How anchors are created

Anchors are created naturally all the time. Some last for our lifetimes, and others fade after only a short time. The longevity of an anchor depends on the conditions in place at the time it was created. Anchors can also be created on purpose and NLP has evolved several techniques that can be used to create beneficial anchors, change anchors and remove negative ones.

First, let’s look at how anchors are created in everyday life as this will help us understand what we need to do to purposefully create lasting and useful anchors.

Intense state

Anytime someone is an intense and associated state, whether it is a pleasant state or an unpleasant one, anchors are being created. This is because we will always make associations and links between that intense state and what we are sensing around us at the time. The things that we link the state to will differ from person to person and will depend on

  • Their map of the world
  • The preferences they have regarding representational systems
  • How they filter their sensory information
  • And even previously-set anchors.

Given the same situation, one person might link their intense state to the person standing in front of them, another to the ‘feel’ of the room, yet another to the smell of the flowers on the windowsill. The link could be to a full description in all the senses of what they are sensing, or it could be a single aspect, like the fact that the other person is wearing a brown baseball cap. Another variation is that some links are made to a more general class of stimuli, so instead of a brown baseball cap, it generalises to any hat.

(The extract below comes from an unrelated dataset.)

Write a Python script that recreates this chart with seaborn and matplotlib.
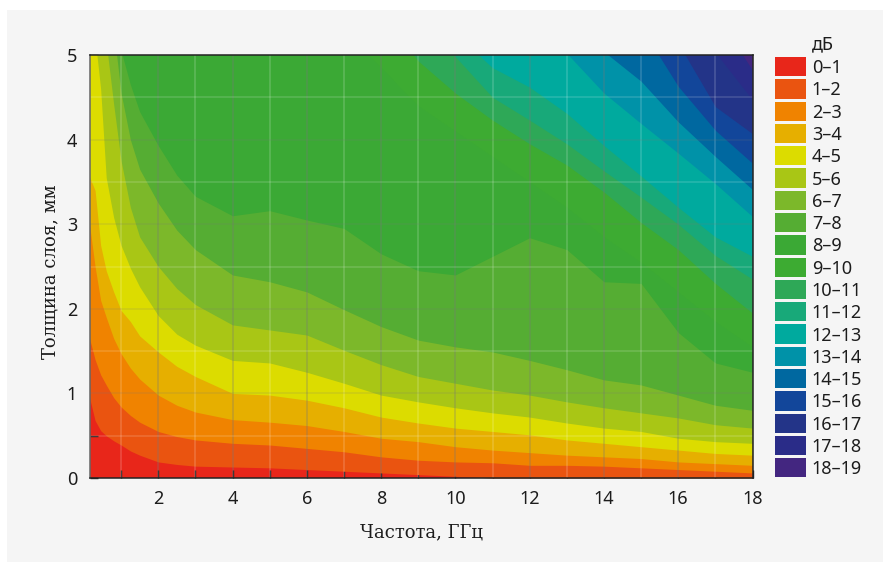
import numpy as np
import pandas as pd
import matplotlib.pyplot as plt
import seaborn as sns
from matplotlib.colors import ListedColormap
from matplotlib.patches import Rectangle

# frequency nodes, GHz
freq = [0.15, 0.3, 0.45, 0.6, 0.8, 1, 1.25, 1.5, 2, 2.5, 3, 4, 5, 6, 7, 8, 9, 10, 11, 12, 13, 14, 15, 16, 17, 18]

# layer thickness (mm) where the attenuation reaches 1, 2, ... 18 dB, values above 5 are off the chart
edge_1 = [.95, .68, .56, .5, .44, .39, .32, .27, .19, .16, .14, .13, .12, .10, .08, .06, .04, .02, 0, 0, 0, 0, 0, 0, 0, 0]
edge_2 = [1.65, 1.4, 1.22, 1.1, .95, .84, .74, .66, .55, .49, .45, .41, .39, .35, .31, .25, .21, .19, .18, .15, .15, .14, .12, .10, .08, .06]
edge_3 = [3.0, 2.5, 2.1, 1.9, 1.65, 1.47, 1.3, 1.17, .98, .86, .78, .69, .66, .62, .55, .47, .43, .37, .33, .30, .27, .25, .23, .19, .17, .15]
edge_4 = [3.56, 3.4, 2.75, 2.45, 2.2, 1.98, 1.85, 1.68, 1.49, 1.32, 1.2, 1.0, .98, .92, .83, .72, .65, .59, .55, .51, .45, .41, .37, .33, .29, .27]
edge_5 = [5.3, 5.2, 4.6, 3.55, 3.08, 2.75, 2.48, 2.26, 1.92, 1.7, 1.57, 1.39, 1.36, 1.25, 1.12, .98, .9, .83, .77, .72, .65, .59, .55, .47, .43, .41]
edge_6 = [5.4, 5.35, 5.3, 5.15, 4.42, 3.75, 3.2, 2.85, 2.5, 2.24, 2.05, 1.81, 1.75, 1.69, 1.51, 1.34, 1.2, 1.12, 1.04, .98, .9, .83, .77, .71, .63, .59]
edge_7 = [5.6, 5.55, 5.5, 5.45, 5.3, 4.55, 4.0, 3.65, 3.25, 2.93, 2.7, 2.4, 2.32, 2.2, 1.99, 1.79, 1.63, 1.55, 1.49, 1.39, 1.28, 1.16, 1.1, .98, .86, .8]
edge_8 = [5.7, 5.65, 5.6, 5.55, 5.5, 5.05, 4.65, 4.33, 3.93, 3.58, 3.33, 3.1, 3.16, 3.05, 2.95, 2.65, 2.45, 2.4, 2.62, 2.84, 2.7, 2.32, 2.3, 1.72, 1.36, 1.25]
edge_9 = [6] * 13 + [5.6, 5.3, 4.85, 4.4, 4.1, 3.8, 3.5, 3.2, 2.85, 2.55, 2.2, 1.85, 1.55]
edge_10 = [6] * 15 + [5.5, 4.93, 4.55, 4.23, 3.95, 3.7, 3.38, 3.02, 2.7, 2.3, 1.95]
edge_11 = [6] * 16 + [5.4, 4.98, 4.5, 4.23, 3.95, 3.63, 3.32, 3.0, 2.63, 2.35]
edge_12 = [6] * 16 + [5.6, 5.25, 4.85, 4.62, 4.31, 3.93, 3.57, 3.2, 2.85, 2.62]
edge_13 = [6] * 19 + [5.4, 5.02, 4.55, 4.19, 3.84, 3.48, 3.09]
edge_14 = [6] * 20 + [5.5, 5.04, 4.69, 4.21, 3.8, 3.41]
edge_15 = [6] * 21 + [5.7, 5.33, 4.63, 4.11, 3.72]
edge_16 = [6] * 22 + [5.6, 5.14, 4.39, 4.07]
edge_17 = [6] * 23 + [5.6, 5.03, 4.47]
edge_18 = [6] * 24 + [5.5, 4.82]

band_labels = ['0–1', '1–2', '2–3', '3–4', '4–5', '5–6', '6–7', '7–8', '8–9', '9–10', '10–11',
               '11–12', '12–13', '13–14', '14–15', '15–16', '16–17', '17–18', '18–19']
band_colors = ['#e8261a', '#ea5410', '#f08300', '#e6af00', '#dcdc00', '#a9c615', '#7cb82a', '#55ad33',
               '#3ba935', '#3dab32', '#2ea857', '#18a979', '#00aa9e', '#0092a8', '#0068a0', '#12469a',
               '#233488', '#2a2c88', '#432680']

x_ticks = list(range(1, 19))
y_ticks = [0, 0.5, 1, 1.5, 2, 2.5, 3, 3.5, 4, 4.5, 5]

edges = [edge_1, edge_2, edge_3, edge_4, edge_5, edge_6, edge_7, edge_8, edge_9,
         edge_10, edge_11, edge_12, edge_13, edge_14, edge_15, edge_16, edge_17, edge_18]
df = pd.DataFrame({f'db{i + 1}': e for i, e in enumerate(edges)}, index=freq)

W, H = 891, 562
sns.set_theme(style='ticks')
plt.rcParams['font.family'] = ['DejaVu Serif']
text_color = '#1c1c1c'
panel = '#f5f5f5'

fig = plt.figure(figsize=(W / 100, H / 100), dpi=100, facecolor='white')
fig.add_artist(Rectangle((7 / W, 0), 876 / W, 1 - 10 / H, transform=fig.transFigure, color=panel, lw=0, zorder=-1))


def pixel_axes(left, top, right, bottom):
    return fig.add_axes([left / W, 1 - bottom / H, (right - left) / W, (bottom - top) / H])


ax = pixel_axes(89.5, 55, 752.5, 478)
palette = sns.color_palette(band_colors)
ax.set_facecolor(palette[0])
for i, col in enumerate(df.columns):
    ax.fill_between(df.index, df[col], 6, color=palette[i + 1], lw=0, zorder=1)

ax.set_xlim(0.15, 18)
ax.set_ylim(0, 5)
ax.set_xticks(x_ticks)
ax.set_xticklabels([str(v) if v % 2 == 0 else '' for v in x_ticks])
ax.set_yticks(y_ticks)
ax.set_yticklabels([str(int(v)) if v == int(v) else '' for v in y_ticks])

# faint grid over the colour bands, darker on the labelled values
for v in x_ticks:
    if v % 2 == 0:
        ax.axvline(v, color='#777777', alpha=.3, lw=1.3, zorder=2)
    else:
        ax.axvline(v, color='white', alpha=.16, lw=1.3, zorder=2)
for v in y_ticks[1:-1]:
    if v == int(v):
        ax.axhline(v, color='#777777', alpha=.18, lw=1.1, zorder=2)
    else:
        ax.axhline(v, color='white', alpha=.16, lw=1.1, zorder=2)

ax.tick_params(direction='in', length=6, width=1, color='#222222', labelsize=13, labelcolor=text_color, pad=9)
ax.set_xlabel('Частота, ГГц', fontsize=13, color=text_color, labelpad=11)
ax.set_ylabel('Толщина слоя, мм', fontsize=13, color=text_color, labelpad=5, y=0.487)
for s in ax.spines.values():
    s.set_visible(True)
    s.set_color('#222222')
    s.set_linewidth(1.1)
ax.spines['left'].set_color('#666666')
for tick in ax.get_xticklabels() + ax.get_yticklabels():
    tick.set_fontfamily('Noto Sans')

# band key
key_ax = pixel_axes(773, 55, 807, 478.5)
sns.heatmap(np.arange(len(band_labels)).reshape(-1, 1), ax=key_ax, cmap=ListedColormap(band_colors),
            cbar=False, linewidths=1, linecolor=panel, xticklabels=False, yticklabels=band_labels)
key_ax.yaxis.tick_right()
key_ax.tick_params(axis='y', length=0, labelsize=13, labelcolor=text_color, labelrotation=0, pad=3.5)
for tick in key_ax.get_yticklabels():
    tick.set_fontfamily('Noto Sans')
key_ax.text(1.14, 1.005, 'дБ', transform=key_ax.transAxes, fontsize=13, color=text_color, family='Noto Sans',
            ha='left', va='bottom')

fig.savefig('out.png', dpi=100, facecolor=fig.get_facecolor())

Some anchors, even though long lasting, may never get triggered, as the conditioned stimulus never occurs again in that person’s life. The anchor lies dormant.

Some anchors are such common features of a person’s life – for example, blue sky or the feel of a handshake – that they get diluted by so many other links that, except in rare cases, they soon lose effectiveness.

  • When he looks at me like that it reminds me of my first boss who was always angry.
  • When people get too close to me on the tube it reminds me of being shut in a cupboard as a child.
  • Being in a group like this reminds me of being at school and being ashamed to say ‘I don’t understand.’

Note that these are all conscious examples. Many anchors will trigger a response although we have no conscious idea of where or when the anchor was created.


Repetition will also condition a stimulus so that it becomes an anchor, even if the state is not intense. Repetition coupled with an intense state will create an incredibly strong and durable anchor.

Repetition is the route that the advertisers use to make a link between a nice state and their product. They show a person having a good time or a happy successful life and hope that we will feel good and think ‘that’s what I want’. They then show their logo or brand name or play their jingle and hope that if they do this frequently enough, we will make the link.


The movie Jaws created such powerful anchors that huge numbers of people who saw it developed a fear of swimming in the ocean or responded with fear to the very recognisable signature tune. The movie elicited states of fear in the audience many times with clever camera angles and music, and the audience then linked this fear with what they were experiencing. (The anchors set by a movie will be either visual or sound links.)